Discover the True Story Behind The Hardacres: How Accurate Are the Books Historically?

Is the new Channel 5 show based on real events?

Claire Cooper as Mary Hardacre in The Hardacres wearing a knitted hood and sitting on the fishing dock.

We have a brand new period drama to binge watch courtesy of Channel 5, and it seems as though The Hardacres is on course to be the next cosy series that everyone’s talking about.

The rags-to-riches tale follows the titular family as they go from working on the fishing docks to helming a herring business empire of their own.

Set in 1890s Yorkshire, the series is set to unfold over the coming weeks, as we follow the Hardacre family as they try to grow accustomed to their new high-society living.

But is the new show based on a true story? Read on for everything you need to know about The Hardacres and its historical accuracy.

Is The Hardacres based on a true story? Historical accuracy of books explained

Zak Ford-Williams as Harry Hardacre, Shannon Lavelle as Liza Hardacre, Liam McMahon as Sam Hardacre, Claire Cooper as Mary Hardacre, Adam Little as Joe Hardacre and Julie Graham as Ma in The Hardacres, wearing formal attire and sitting in front of a fireplace.

While The Hardacres isn’t based on a true story, it is based on the best-selling series of novels, The Hardacre Family Saga Books 1 & 2, by CL Skelton.

And it was tantamount to the series that things were as historically accurate as possible, as director Rachel Carey explains.

She said: “I wanted the series to resonate with the present while honouring the past. It was a mantra for us. I didn’t want to play fast and loose with historical accuracy.
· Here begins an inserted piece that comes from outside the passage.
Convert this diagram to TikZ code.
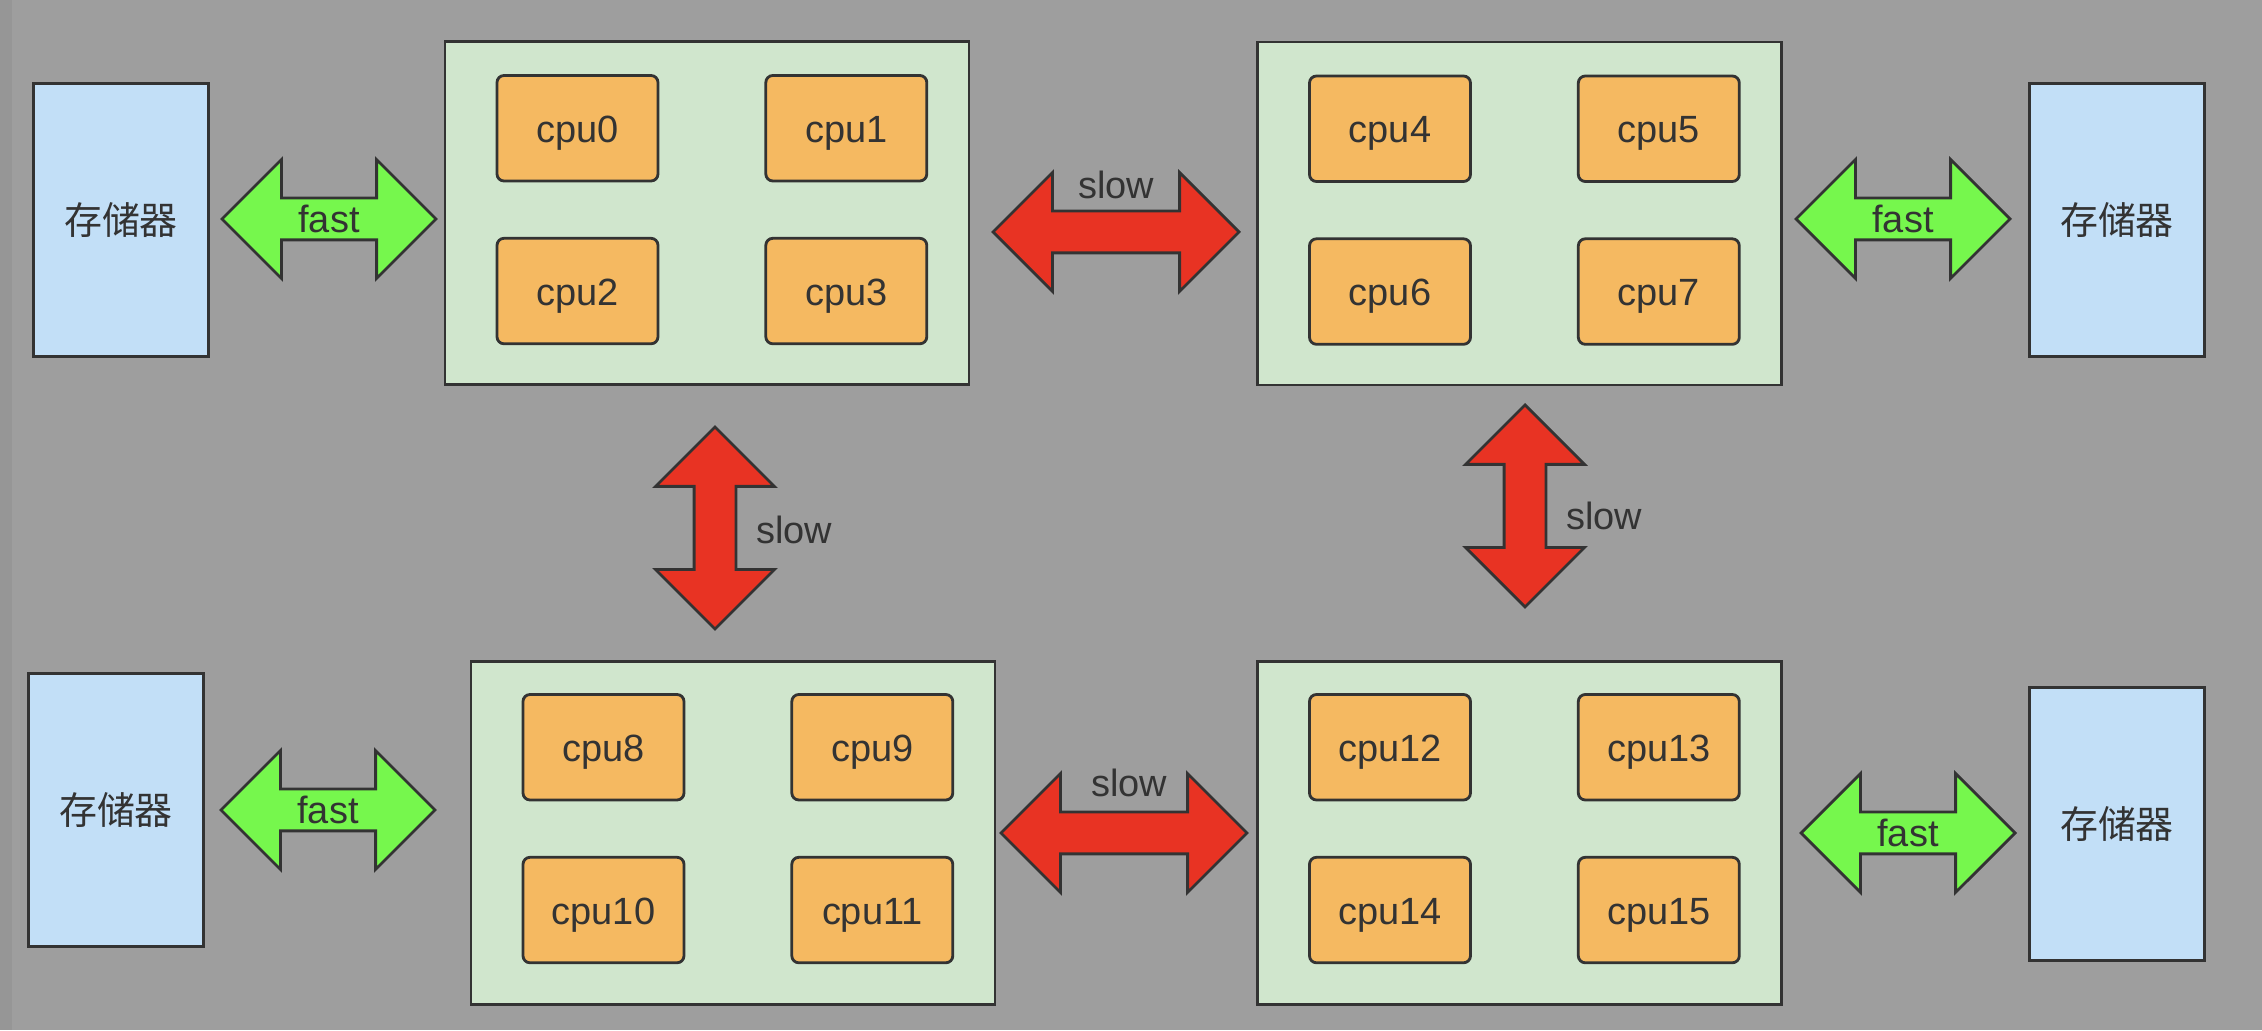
\documentclass[tikz,border=0pt]{standalone}
\usepackage{fontspec}
\setmainfont{Liberation Sans}
\newfontfamily\cjk{Noto Sans CJK SC}
\usepackage{xcolor}
\usepackage{tikz}
\usetikzlibrary{positioning,shapes.arrows}

\definecolor{bggray}{HTML}{9E9E9E}
\definecolor{stripgray}{HTML}{969696}
\definecolor{memblue}{HTML}{C2DFF7}
\definecolor{chipgreen}{HTML}{D0E6CD}
\definecolor{cpuorange}{HTML}{F5B961}
\definecolor{fastgreen}{HTML}{76F74D}
\definecolor{slowred}{HTML}{E83323}
\definecolor{ink}{HTML}{333333}

\begin{document}
\begin{tikzpicture}[line width=0.8pt,color=ink,
      font=\fontsize{10.8}{13}\selectfont,
      mem node/.style={rectangle,draw=ink,fill=memblue,minimum width=1.75cm,
        minimum height=2.73cm,font=\cjk\fontsize{10.8}{13}\selectfont},
      chip node/.style={rectangle,draw=ink,fill=chipgreen,minimum width=5.24cm,
        minimum height=3.43cm},
      cpu node/.style={rectangle,draw=ink,fill=cpuorange,rounded corners=0.07cm,
        minimum width=1.61cm,minimum height=1.055cm,
        text height=0.40cm,text depth=0.118cm},
      link/.style={double arrow,draw=ink,double arrow head extend=0.385cm,
        minimum width=1.16cm,inner xsep=0pt,inner ysep=0pt,
        text height=0.33cm,text depth=0.06cm},
      fast link/.style={link,fill=fastgreen,minimum height=2.14cm},
      slow link/.style={link,fill=slowred,minimum height=2.46cm}]

      \useasboundingbox (0,0) rectangle (22.62,10.30);
      \fill[bggray] (0,0) rectangle (22.62,10.30);
      \fill[stripgray] (0,0) rectangle (0.12,10.30);

      % memories
      \node[mem node] (memA) at (1.21,8.10) {存储器};
      \node[mem node] (memB) at (21.17,8.10) {存储器};
      \node[mem node] (memC) at (1.16,2.20) {存储器};
      \node[mem node] (memD) at (21.17,2.06) {存储器};

      % sockets
      \node[chip node] (chipA) at (7.07,8.17) {};
      \node[chip node] (chipB) at (15.195,8.165) {};
      \node[chip node] (chipC) at (7.33,1.97) {};
      \node[chip node] (chipD) at (15.195,1.97) {};

      \node[cpu node] (cpu0) [below right=0.34cm and 0.52cm of chipA.north west] {cpu0};
      \node[cpu node] (cpu1) [right=1.05cm of cpu0] {cpu1};
      \node[cpu node] (cpu2) [below=0.545cm of cpu0] {cpu2};
      \node[cpu node] (cpu3) [below=0.545cm of cpu1] {cpu3};

      \node[cpu node] (cpu4) [below right=0.34cm and 0.52cm of chipB.north west] {cpu4};
      \node[cpu node] (cpu5) [right=1.05cm of cpu4] {cpu5};
      \node[cpu node] (cpu6) [below=0.545cm of cpu4] {cpu6};
      \node[cpu node] (cpu7) [below=0.545cm of cpu5] {cpu7};

      \node[cpu node] (cpu8) [below right=0.33cm and 0.52cm of chipC.north west] {cpu8};
      \node[cpu node] (cpu9) [right=1.05cm of cpu8] {cpu9};
      \node[cpu node] (cpu10) [below=0.545cm of cpu8] {cpu10};
      \node[cpu node] (cpu11) [below=0.545cm of cpu9] {cpu11};

      \node[cpu node] (cpu12) [below right=0.33cm and 0.52cm of chipD.north west] {cpu12};
      \node[cpu node] (cpu13) [right=1.05cm of cpu12] {cpu13};
      \node[cpu node] (cpu14) [below=0.545cm of cpu12] {cpu14};
      \node[cpu node] (cpu15) [below=0.545cm of cpu13] {cpu15};

      % links
      \node[fast link] (fastA) at (3.29,8.11) {fast};
      \node[fast link] (fastB) at (19.03,8.11) {fast};
      \node[fast link] (fastC) at (3.28,2.20) {fast};
      \node[fast link] (fastD) at (19.08,1.97) {fast};

      \node[slow link] (slowAB) at (11.16,7.98) {};
      \node[slow link] (slowCD) at (11.24,1.97) {};
      \node[slow link,rotate=90,minimum height=2.02cm] (slowAC) at (7.15,5.02) {};
      \node[slow link,rotate=90,minimum height=2.02cm] (slowBD) at (15.25,5.24) {};

      \node (tagAB) at ([yshift=0.47cm]slowAB.center) {slow};
      \node (tagCD) at ([xshift=0.05cm,yshift=0.50cm]slowCD.center) {slow};
      \node (tagAC) at ([xshift=0.79cm,yshift=-0.02cm]slowAC.center) {slow};
      \node (tagBD) at ([xshift=0.79cm,yshift=-0.10cm]slowBD.center) {slow};
    \end{tikzpicture}
\end{document}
“Instead, I focused on showing people the historical details they might not have seen before, in a truthful and cinematic way. It’s a rags-to-riches drama, and it’s something that dealt with the working classes, which we don’t tend to see as much in period dramas.

“I aimed for a cinematic realism that captured the warmth, entertainment, and energy of our characters.”

Speaking about the biggest challenge they faced while filming, Carey said: “Locations were the biggest challenge. Finding period-accurate places to shoot in was difficult.

“When you shoot anything period, everywhere you point the camera has a problem, a smoke alarm or wiring. Exterior locations? Forget about it! It’s so hard to find something you can shoot in freely. It required clever design and blocking to make it work.”

To ensure historical accuracy of the docks, set designer Derek Wallace said: “Again, back to research and books and museums. I would talk to anyone about the boats and docks. It’s just getting all those little layers that you build up, even if they’re in the background and how they worked.

“We learned all about the fish gutting tables, the kind of knives they used, what they wore. A lot of the workers wore flour sacks round their hands. As it was primarily women working gutting the fish, their hands were covered in cuts and the sacks worked to protect them.”

He added: “There was a lot of discussions backwards and forwards with maritime museums, and various people in the north of England about how they would have looked and how we could recreate them.”

The series also outlines the experiences of disabled people during the era – something that is often forgotten about in period dramas – and speaking about why it is “so important”, series star Zak Ford-Williams said: “I’ve got cerebral palsy, and as a person, and as an actor, I was very keen to not play a condition I don’t have.

“At the same time, I’m a massive history nerd, so I wanted to be playing having cerebral palsy, or as it was known then, ‘Little’s Disease’, as how it would have presented itself at the time.”

Zak Ford-Williams as Harry Hardacre in The Hardacres wearing a scarf, hat and leaning on his crutches.

He continued: “I always go back a little anecdote I had with an old tutor of mine. When I was in drama school, we did a lot of period dance. Drama school is full of these young, beautiful people who are very physically fit and active, and me going up there and dancing as someone who’s disabled, you know, I’ve never felt that comfortable.

“I felt like I couldn’t do it, and I talked to my tutor and she said that disability was far more common in those days, and to ignore other period dramas where all of these perfect people do it, because that’s informed our cultural view on this.

“People will have been disabled. It would have been so common – war injuries, poor health care, starvation.

“People will have just been wonky. People would do these dances and move however they could, and people would just make their own adjustments, particularly among the working classes.”

Ford-Williams went on: “Among the upper classes, it’s much more of a thing, which is very interesting for Harry transitioning between those two classes. It is very accurate to say there would have been a lot more disabled people then than we have now. And now it’s one fifth of the population.

“We don’t often see it in period dramas, the numbers are completely off in terms of historical accuracy, but [it] gives our view a completely different vibe.

“So, I find it very important because when we show people period dramas, whether you like it or not, it kind of becomes how we perceive that time period.

“It’s not a malicious thing, but when you don’t put disabled people in period dramas, in an era where there were lots of disabled people, people then start thinking there were no disabled people at this time.

“I think it’s important to make sure we don’t accidentally rewrite history and erase people by making everyone pretty and clean. I think it’s really important to give people a proper look into what these periods were like for all sorts of people.”